Intensifying land productivity—especially by combining agricultural with industrial uses—goes against the vogue for free-range, organic farming practices. High-efficiency agriculture doesn't create the best optics for attracting well-heeled Whole Foods customers seeking heirloom tomatoes raised in 18th century–esque settings. But switching to agrivoltaics makes financial and environmental sense. Not only does it extract greater productivity from a given piece of land via multitasking, but these simultaneous uses are designed to complement each other in synergistic ways. In a world where water is only going to get scarcer, turning to growing environments with built-in shade is itself a form of conservation.

A Stanford research scientist named Sujith Ravi has noted another way agriculture and photovoltaics can complement each other. Currently, many California solar farms are located in desert habitat. But when dust and dirt accumulate on the PV panels, their efficiency can drop substantially. So operators often use water to both wash panels directly and to dampen the ground underneath them to mitigate dust.

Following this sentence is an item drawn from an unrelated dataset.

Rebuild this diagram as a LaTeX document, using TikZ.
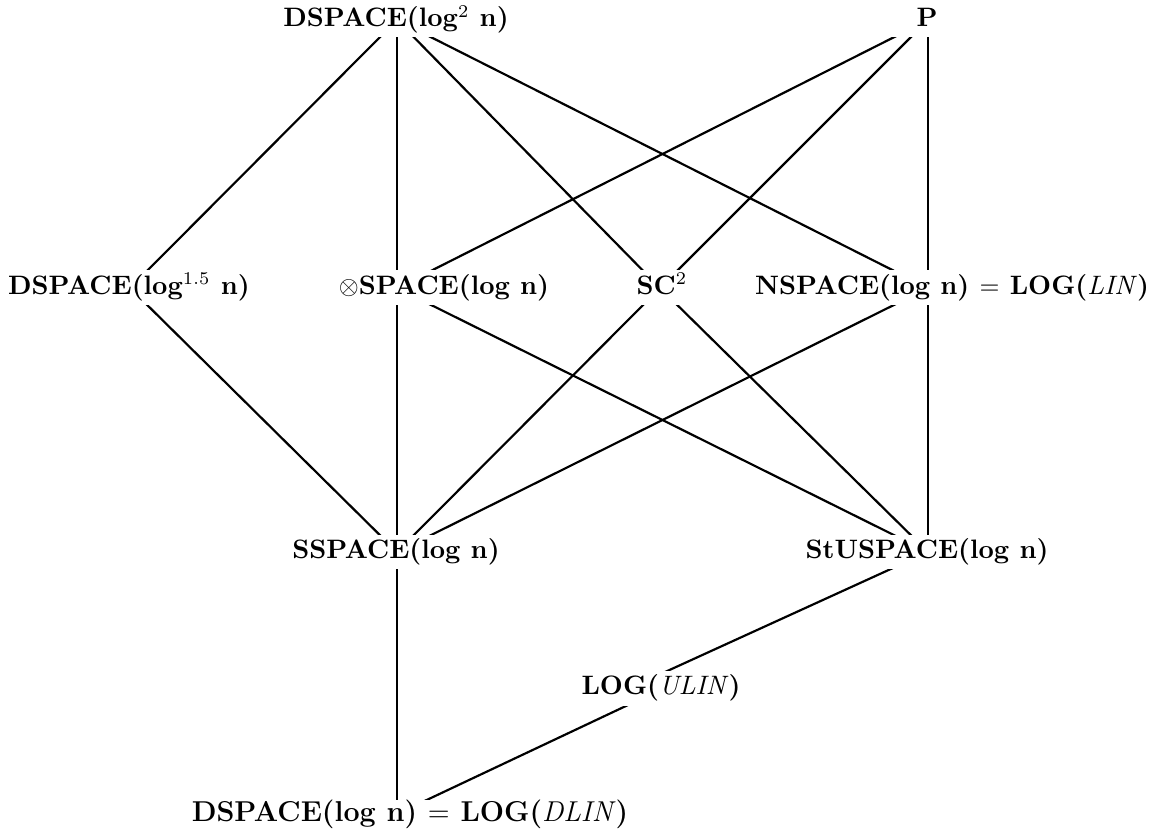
\documentclass[tikz,border=0pt]{standalone}
\usepackage{tikz}
\usetikzlibrary{calc}

\begin{document}
\begin{tikzpicture}[x=0.39pt, y=-0.39pt, font=\fontsize{10.4}{12.5}\selectfont\bfseries,
    lbl/.style={fill=white, inner xsep=0pt, inner ysep=0pt, text height=7.8pt, text depth=2.6pt},
    link/.style={line width=0.85pt}]
  \useasboundingbox (0,0) rectangle (1152,832);
  % points where the lines meet
  \coordinate (h-dsq) at (397,20);
  \coordinate (h-p) at (928,20);
  \coordinate (h-dsf) at (130,288);
  \coordinate (h-osp) at (397,288);
  \coordinate (h-sc) at (660,288);
  \coordinate (h-nsp) at (928,288);
  \coordinate (h-ssp) at (397,552);
  \coordinate (h-stu) at (928,552);
  \coordinate (h-ulin-a) at (630,688);
  \coordinate (h-ulin-b) at (664,688);
  \coordinate (h-dlin) at (397,814);
  % inclusions
  \draw[link] (h-dsq) -- (h-dsf);
  \draw[link] (h-dsq) -- (h-osp);
  \draw[link] (h-dsq) -- (h-sc);
  \draw[link] (h-dsq) -- (h-nsp);
  \draw[link] (h-p) -- (h-osp);
  \draw[link] (h-p) -- (h-sc);
  \draw[link] (h-p) -- (h-nsp);
  \draw[link] (h-dsf) -- (h-ssp);
  \draw[link] (h-osp) -- (h-ssp);
  \draw[link] (h-osp) -- (h-stu);
  \draw[link] (h-sc) -- (h-ssp);
  \draw[link] (h-sc) -- (h-stu);
  \draw[link] (h-nsp) -- (h-ssp);
  \draw[link] (h-nsp) -- (h-stu);
  \draw[link] (h-ssp) -- (h-dlin);
  \draw[link] (h-stu) -- (h-ulin-a);
  \draw[link] (h-ulin-b) -- (h-dlin);
  % classes
  \node[lbl, minimum height=13.3pt] (dsq) at (396,20) {DSPACE(log$^2$ n)};
  \node[lbl, minimum height=13.3pt, minimum width=35pt] (p) at (927,20) {P};
  \node[lbl, minimum height=13.65pt] (dsf) at (129,287.5) {DSPACE(log$^{1.5}$ n)};
  \node[lbl, minimum height=13.65pt] (osp) at (444,287.5) {$\otimes$SPACE(log n)};
  \node[lbl, minimum height=13.65pt, minimum width=18pt] (sc) at (662,287.5) {SC$^2$};
  \node[lbl, minimum height=13.65pt] (nsp) at (952,287.5) {NSPACE(log n) $=$ LOG(\textmd{\textit{LIN}})};
  \node[lbl, minimum height=13.3pt] (ssp) at (396,552) {SSPACE(log n)};
  \node[lbl, minimum height=13.3pt] (stu) at (927,552) {StUSPACE(log n)};
  \node[lbl, minimum height=13.65pt] (ulin) at (661,688) {LOG(\textmd{\textit{ULIN}})};
  \node[lbl, font=\fontsize{11.2}{13.4}\selectfont\bfseries, text height=8.4pt, text depth=2.8pt] (dlin) at (410,814) {DSPACE(log n) $=$ LOG(\textmd{\textit{DLIN}})};
\end{tikzpicture}
\end{document}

Ravi theorized that that water would go to better use if there were crops there to take advantage of it. Using computer models, he explored the feasibility of growing agave—a crop with low water requirements and the potential to be used as a biofuel (or to make tequila).

Ravi has yet to test this approach in the real world. And Dupraz's own experiments have been relatively small. But if agrivoltaics is feasible at scale, it could play an important role in California's economy in coming years. In 2008, Governor Arnold Schwarzenegger signed legislation that California's public utilities must serve at least 33 percent of their load with renewable energy by 2020. Utility providers are looking for ways to reach this goal, and one possible route is through large-scale solar projects.

It's not necessarily that easy to find the land for such projects. Frequently, permits have to be procured and environmental analyses conducted before construction can begin on wild lands. In such instances, there are typically questions about displacement of sensitive species, objections over the loss of open spaces, and other similar concerns.

Agrivoltaics presents an opportunity to place large-scale solar installations on flat, sunny, privately owned land near existing electrical grid infrastructure. And increasing the productivity of land that's already in use gives farmers an added revenue stream while minimizing new development of wild spaces. It suggests a future where sustainability arises from innovation and the pursuit of plenty, not from privation. Let the carbon-neutral margaritas flow!